Strange as it may seem to many, this type of relationship is not as rare as it sounds, and that’s exactly what Monica and Caleb plan to use in their defense. Here’s the real kicker: Science may be on their side.

Genetic Sexual Attraction

incest new mexico mother son kiss

Source: Daily Mail/ John Chappie

Genetic Sexual Attraction or GSA is a term coined in the 1980s that describes incest between close relatives such as mothers and sons or siblings who did not meet until they were adults. This situation affects families that have been split apart by divorce or adoption, and it has its backings in science.

Studies have shown that, via assortative mating, we are naturally inclined to seek partners with similar behavior, interests, and even looks to our own. Many of these traits are heritable, including IQ, personality, and behavior, though experts still debate whether this is nature or nurture.

While relatives who grow up together typically become desensitized to each other through the Westermarck effect, thus impeding sexual attraction later in life, family members who meet as adults are more likely to develop emotions and sexual relationships. Depending on if and when either party realizes the relation, it can either be accidental incest or an illicit romance.

And should it be?

Love Is Not Love

incest new mexico mother son hug

Source: Monica Mares

Many non-traditional relationships today are still regarded with distaste or loathing by society. Whether people disagree with it due to religious beliefs, social mores, or simply because they were brought up that way, there is a constant and never-ending series of forbidden loves that society tries to prevent. It hasn’t even been 50 years since anti-miscegenation laws were lifted in Loving v. Virginia, thus legalizing interracial marriage across the United States. These relationships, too, were considered taboo by society and backed by pseudoscientific and religious support. Today, we’re seeing the same thing happen with gay marriage.

“Honestly I never thought we would get into trouble for our relationship,” admits Peterson. “We were both consenting adults— when it comes down to it. She’s adult. I’m an adult. I can make my own decisions. I never thought it would blow up into something like this.” He added, “It’s just like the gays.”

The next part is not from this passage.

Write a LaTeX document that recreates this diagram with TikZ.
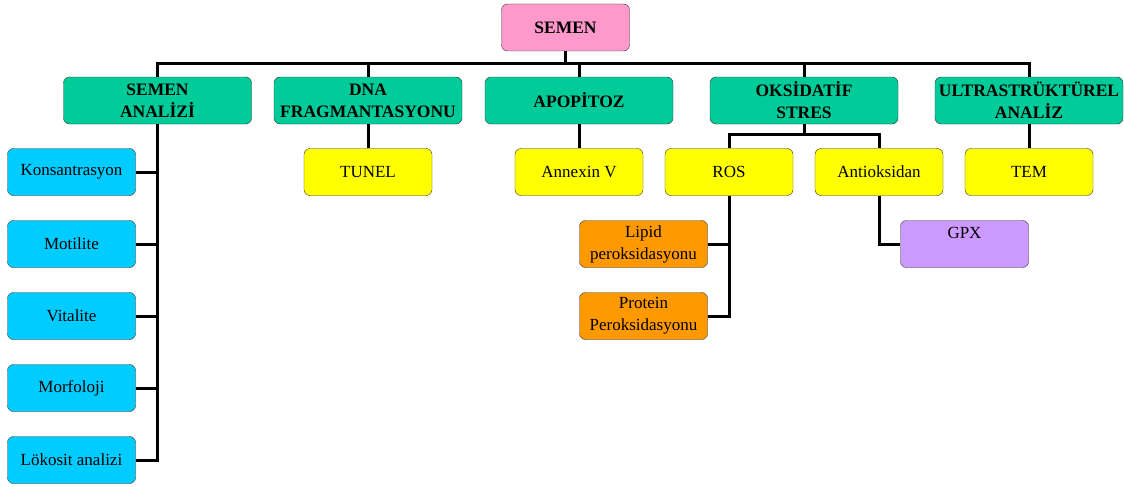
\documentclass[tikz,border=0pt]{standalone}
\usepackage{fontspec}
\setmainfont{Liberation Serif}
\usepackage{tikz}

\definecolor{pembe}{HTML}{FF99CC}
\definecolor{yesil}{HTML}{00CC99}
\definecolor{sari}{HTML}{FFFF00}
\definecolor{mavi}{HTML}{00CCFF}
\definecolor{turuncu}{HTML}{FF9900}
\definecolor{mor}{HTML}{CC99FF}

\begin{document}
\begin{tikzpicture}[x=1pt, y=-1pt,
	kutu/.style={draw=black!80, rounded corners=6pt, minimum width=128pt, minimum height=47pt,
		align=center, inner sep=1pt, font=\fontsize{17}{22}\selectfont},
	baslik/.style={kutu, fill=yesil, minimum width=188pt, font=\fontsize{17.5}{22}\selectfont\bfseries},
	baglanti/.style={line width=3pt}]
	\useasboundingbox (0,0) rectangle (1124,487);

	% ana kutu
	\node [kutu, fill=pembe, font=\fontsize{17.5}{22}\selectfont\bfseries] (semen) at (565.5,27.5) {SEMEN};

	% ikinci seviye
	\node [baslik] (analiz) at (157.5,100.5) {SEMEN\\ANALİZİ};
	\node [baslik] (dna) at (368,100.5) {DNA\\FRAGMANTASYONU};
	\node [baslik] (apop) at (579,100.5) {APOPİTOZ};
	\node [baslik] (oks) at (804,100.5) {OKSİDATİF\\STRES};
	\node [baslik] (ultra) at (1029,100.5) {ULTRASTRÜKTÜREL\\ANALİZ};

	% semen analizi
	\node [kutu, fill=mavi] (kons) at (71.5,172) {Konsantrasyon};
	\node [kutu, fill=mavi] (moti) at (71.5,244) {Motilite};
	\node [kutu, fill=mavi] (vita) at (71.5,316) {Vitalite};
	\node [kutu, fill=mavi] (morf) at (71.5,388) {Morfoloji};
	\node [kutu, fill=mavi] (loko) at (71.5,460) {Lökosit analizi};

	% ucuncu seviye
	\node [kutu, fill=sari] (tunel) at (368,172) {TUNEL};
	\node [kutu, fill=sari] (annex) at (579,172) {Annexin V};
	\node [kutu, fill=sari] (ros) at (729,172) {ROS};
	\node [kutu, fill=sari] (antiok) at (879,172) {Antioksidan};
	\node [kutu, fill=sari] (tem) at (1029,172) {TEM};

	\node [kutu, fill=turuncu] (lipid) at (643.5,244) {Lipid\\peroksidasyonu};
	\node [kutu, fill=turuncu] (prot) at (643.5,316) {Protein\\Peroksidasyonu};
	\node [kutu, fill=mor] (gpx) at (964.5,244) {GPX\\~};

	% baglantilar
	\foreach \n in {analiz, dna, apop, oks, ultra}
		\draw [baglanti] (semen.south) -- +(0,12) -| (\n.north);
	\foreach \n in {kons, moti, vita, morf, loko}
		\draw [baglanti] (analiz.south) |- (\n.east);
	\draw [baglanti] (dna) -- (tunel);
	\draw [baglanti] (apop) -- (annex);
	\draw [baglanti] (ultra) -- (tem);
	\draw [baglanti] (oks.south) -- +(0,10) -| (ros.north);
	\draw [baglanti] (oks.south) -- +(0,10) -| (antiok.north);
	\draw [baglanti] (ros.south) |- (lipid.east);
	\draw [baglanti] (ros.south) |- (prot.east);
	\draw [baglanti] (antiok.south) |- (gpx.west);
\end{tikzpicture}
\end{document}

Can you see the slippery slope yet?

While incestuous relationships are still not the same as interracial or same-sex ones by any means, they are similar in the way in which society abhors and actively works against them. Marriage laws in the United States are arbitrary at best, based on the [religious] notion that love can only exist between two consenting adults, almost explicitly for the purpose of procreation. But we’ve seen love come in all shapes and sizes, so what makes one kind of love more valid, more worthy than another?

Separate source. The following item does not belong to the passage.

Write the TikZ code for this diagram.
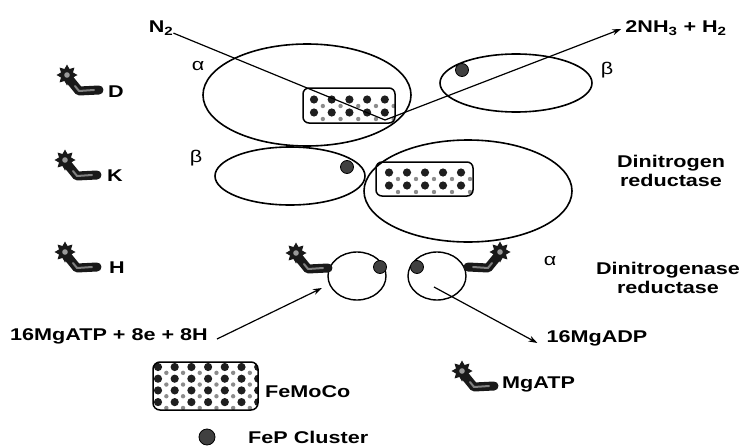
\documentclass[tikz,border=0pt]{standalone}
\usepackage{fontspec}
\setmainfont[FakeStretch=1.27]{Liberation Sans}
\usetikzlibrary{shapes.geometric,arrows.meta}

% grid of cofactor dots: x0 y0 dx dy ncols nrows
\newcommand\cofactordots[6]{%
  \foreach \i in {1,...,#5}{\foreach \j in {1,...,#6}{%
    \fill[black!45] ({#1+(\i-0.5)*#3},{#2+(\j-0.5)*#4}) circle[radius=2.2];
    \fill[black!88] ({#1+(\i-1)*#3},{#2+(\j-1)*#4}) circle[radius=4.1];}}}

\begin{document}
\begin{tikzpicture}[x=1pt,y=-1pt,
  lbl/.style={font=\bfseries\fontsize{17}{19}\selectfont, inner sep=0pt},
  greek/.style={font=\fontsize{17}{19}\selectfont, inner sep=0pt},
  subunit/.style={ellipse, draw, line width=1.6pt, inner sep=0pt},
  feprot/.style={ellipse, draw, line width=1.4pt, inner sep=0pt,
    minimum width=58pt, minimum height=48pt},
  fep/.style={circle, draw=black, line width=0.8pt, fill=black!75,
    minimum size=13pt, inner sep=0pt},
  cofactor/.style={rectangle, rounded corners=6pt, draw, line width=1.5pt,
    inner sep=0pt},
  flow/.style={line width=1.2pt, -{Stealth[length=9pt,width=6pt]}},
  mgatp/.pic={
    \draw[line width=9pt, line cap=round, line join=round, black!90]
      (3,5) -- (12,16) -- (32,15);
    \draw[line width=2pt, line cap=round, line join=round, black!50]
      (8,11) -- (12,16) -- (27,15);
    \fill[black!90] (0:10.5) \foreach \k in {1,...,15}{
      -- (\k*22.5:{ifthenelse(mod(\k,2)==0,10.5,6.5)}) } -- cycle;
    \fill[black!40] (0,0) circle[radius=2.8];
  },
]
\useasboundingbox (0,0) rectangle (739,447);

% ---- MoFe protein (dinitrogen reductase) ----
\node[subunit, minimum width=208pt, minimum height=102pt] (alphaI) at (307,95) {};
\node[subunit, minimum width=152pt, minimum height=58pt] (betaI) at (516,83) {};
\node[subunit, minimum width=150pt, minimum height=58pt] (betaII) at (290,176) {};
\node[subunit, minimum width=208pt, minimum height=102pt] (alphaII) at (468,191) {};

% FeMoCo in the upper alpha subunit
\begin{scope}
  \clip[rounded corners=6pt] (303,88) rectangle (395,123);
  \cofactordots{314}{99.5}{17.7}{13}{5}{2}
\end{scope}
\node[cofactor, minimum width=92pt, minimum height=35pt] (moI) at (349,105.5) {};

% FeMoCo in the lower alpha subunit
\begin{scope}
  \clip[rounded corners=6pt] (376,162) rectangle (473,196);
  \cofactordots{389}{172.5}{18}{13}{5}{2}
\end{scope}
\node[cofactor, minimum width=97pt, minimum height=34pt] (moII) at (424.5,179) {};

% P clusters
\node[fep] (pI) at (462,70) {};
\node[fep] (pII) at (347,167) {};

% ---- Fe protein (dinitrogenase reductase) ----
\node[feprot] (feL) at (357,276) {};
\node[feprot] (feR) at (437,276) {};
\node[fep] (pL) at (380,267) {};
\node[fep] (pR) at (417,267) {};
\pic at (296,253) {mgatp};
\pic[xscale=-1] at (500,252) {mgatp};

% ---- subunit labels ----
\node[greek] (la1) at (198,66) {α};
\node[greek] (lb1) at (607,70) {β};
\node[greek] (lb2) at (196,158) {β};
\node[greek] (la2) at (550,261) {α};

\node[lbl, align=center] (dr) at (671,171) {Dinitrogen\\reductase};
\node[lbl, align=center] (dnr) at (668,278) {Dinitrogenase\\reductase};

% ---- reaction ----
\node[lbl] (n2) at (161,28) {N\textsubscript{2}};
\node[lbl] (nh3) at (676,28) {2NH\textsubscript{3} + H\textsubscript{2}};
\coordinate (site) at (385,120);
\draw[line width=1.2pt] (n2) -- (site);
\draw[flow] (site) -- ([xshift=-4pt,yshift=-1pt]nh3.west);

\node[lbl] (atp) at (109,336) {16MgATP + 8e + 8H};
\node[lbl] (adp) at (597,338) {16MgADP};
\coordinate (inFe) at (322,288);
\coordinate (outFe) at (434,287);
\draw[flow] ([xshift=9pt,yshift=-3pt]atp.east) -- (inFe);
\draw[flow] (outFe) -- ([xshift=-9pt,yshift=-5pt]adp.west);

% ---- legend: subunits D, K, H ----
\pic at (67,75) {mgatp};
\node[lbl] (ld) at (116,92) {D};
\pic at (65,160) {mgatp};
\node[lbl] (lk) at (115,176) {K};
\pic at (65,252) {mgatp};
\node[lbl] (lh) at (117,268) {H};

% ---- legend: symbols ----
\begin{scope}
  \clip[rounded corners=7pt] (153,362) rectangle (258,410);
  \cofactordots{158}{367}{16.7}{11.7}{7}{4}
\end{scope}
\node[cofactor, minimum width=105pt, minimum height=48pt, rounded corners=7pt] (keyMo) at (205.5,386) {};
\node[lbl, anchor=west] (keyMoT) at (265,392) {FeMoCo};

\pic at (462,371) {mgatp};
\node[lbl, anchor=west] (keyAtpT) at (502,384) {MgATP};

\node[fep, minimum size=16pt] (keyP) at (207,437) {};
\node[lbl, anchor=west] (keyPT) at (248,437) {FeP Cluster};
\end{tikzpicture}
\end{document}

For Monica Mares and Caleb Peterson, nothing, not even jail or ostracism, can keep them apart now that they are together again. Though they are currently prohibited from seeing each other, and although Mares has lost her right to see her other children for the time being, both parties defend that this is a victimless crime and said they would abandon their families to be together.

“He is the love of my life and I don’t want to lose him,” said Mares. “My kids love him, my whole family does. Nothing can come between us not courts, or jail, nothing. I have to be with him. When I get out of prison I will move out of Clovis to a state that allows us to be together [….] It is every bit worth it. If they lock me up for love then they lock me up. There is no way anybody could pull us apart, and I really do love him.”